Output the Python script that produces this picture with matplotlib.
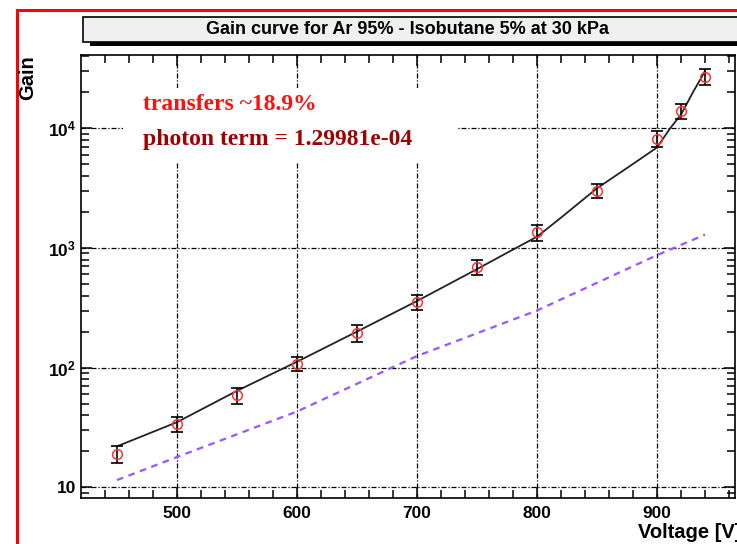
import numpy as np
import matplotlib.pyplot as plt
from matplotlib.patches import Rectangle
from matplotlib.ticker import FixedLocator, FixedFormatter, LogLocator, NullFormatter

# measured gain points
voltage = [450, 500, 550, 600, 650, 700, 750, 800, 850, 900, 920, 940]
gain = [19, 34, 59, 108, 195, 355, 690, 1350, 3000, 8200, 14000, 27000]
gain_err = [3, 5, 9, 15, 30, 50, 100, 200, 400, 1200, 2000, 4000]

# fit curve
fit_v = [450, 500, 550, 600, 650, 700, 750, 775, 800, 820, 850, 875, 900, 911, 920, 930, 940]
fit_g = [22, 35, 64, 112, 200, 360, 665, 910, 1240, 1790, 3150, 4650, 6900, 10000, 13000, 20000, 30000]

# photon term line
ph_v = [450, 500, 600, 700, 800, 900, 940]
ph_g = [11.5, 17.9, 43, 125, 300, 870, 1290]

xticks = [500, 600, 700, 800, 900]
yticks = [10, 100, 1000, 10000]
ytick_labels = ['10', '$\\mathregular{10^2}$', '$\\mathregular{10^3}$', '$\\mathregular{10^4}$']

plt.rcParams['font.family'] = ['Liberation Sans', 'DejaVu Sans']
plt.rcParams['font.weight'] = 'bold'
plt.rcParams['mathtext.default'] = 'bf'

W, H = 737, 544
fig = plt.figure(figsize=(W / 100, H / 100), dpi=100)
fig.patch.set_facecolor('white')

def fx(px):
    return px / W

def fy(py):
    return 1 - py / H

# red frame
fig.add_artist(plt.Line2D([fx(17), fx(17)], [fy(10), 0], color='red', lw=2.2))
fig.add_artist(plt.Line2D([fx(17), 1], [fy(10), fy(10)], color='red', lw=2.2))

ax = fig.add_axes([fx(81), fy(497.7), fx(735) - fx(81), fy(55) - fy(497.7)])
ax.set_yscale('log')
ax.set_xlim(420, 965)
ax.set_ylim(8.19, 40900)

ax.set_axisbelow(True)
ax.grid(True, which='major', color='black', lw=0.9, linestyle=(0, (4, 1.5, 1, 1.5)))

# white text pave hides the grid
ax.add_patch(Rectangle((0.064, 0.758), 0.511, 0.167, transform=ax.transAxes,
                       facecolor='white', edgecolor='none', zorder=1))

ax.plot(ph_v, ph_g, color='#9955ff', lw=1.6, linestyle=(0, (3, 2.5)), zorder=2)
ax.plot(fit_v, fit_g, color='#222222', lw=1.3, zorder=3)
ax.errorbar(voltage, gain, yerr=gain_err, fmt='none', ecolor='black', elinewidth=1.2,
            capsize=4, capthick=1.2, zorder=4)
ax.plot(voltage, gain, 'o', mfc='none', mec='#ff3030', ms=7, mew=1.1, zorder=5)

ax.xaxis.set_major_locator(FixedLocator(xticks))
ax.xaxis.set_minor_locator(FixedLocator(np.arange(440, 965, 20)))
ax.yaxis.set_major_locator(FixedLocator(yticks))
ax.yaxis.set_major_formatter(FixedFormatter(ytick_labels))
ax.yaxis.set_minor_locator(LogLocator(base=10, subs=np.arange(2, 10)))
ax.yaxis.set_minor_formatter(NullFormatter())
ax.tick_params(which='both', direction='in', top=True, right=True, labelsize=12.5, width=1.1)
ax.tick_params(which='major', length=8)
ax.tick_params(which='minor', length=6)
ax.tick_params(axis='x', pad=6)
for s in ax.spines.values():
    s.set_linewidth(1.2)

ax.text(fx(143), fy(104), 'transfers ~18.9%', transform=fig.transFigure, color='#ff1010',
        fontsize=17, fontweight='bold', family='Liberation Serif', va='center')
ax.text(fx(143), fy(140), 'photon term = 1.29981e-04', transform=fig.transFigure, color='#a00000',
        fontsize=17, fontweight='bold', family='Liberation Serif', va='center')

# title pave with shadow
fig.add_artist(Rectangle((fx(90), fy(46)), 1, fy(40) - fy(46), facecolor='black',
                         edgecolor='none', transform=fig.transFigure))
fig.add_artist(Rectangle((fx(83), fy(42)), 1, fy(17) - fy(42), facecolor='#f0f0f0',
                         edgecolor='black', lw=1.2, transform=fig.transFigure))
fig.text(fx(408), fy(30), 'Gain curve for Ar 95% - Isobutane 5% at 30 kPa', ha='center',
         va='center', fontsize=13)

fig.text(fx(28), fy(78), 'Gain', rotation=90, ha='center', va='center', fontsize=14.5)
fig.text(fx(638), fy(532), 'Voltage [V]', ha='left', va='center', fontsize=14.5)

fig.savefig('out.png', dpi=100)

__The problem__: Each line from the top of the material through the line containing "from matplotlib.ticker import" should be reproduced exactly; please drop any images.

__Correct response__:
Output the Python script that produces this picture with matplotlib.
import numpy as np
import matplotlib.pyplot as plt
from matplotlib.patches import Rectangle
from matplotlib.ticker import FixedLocator, FixedFormatter, LogLocator, NullFormatter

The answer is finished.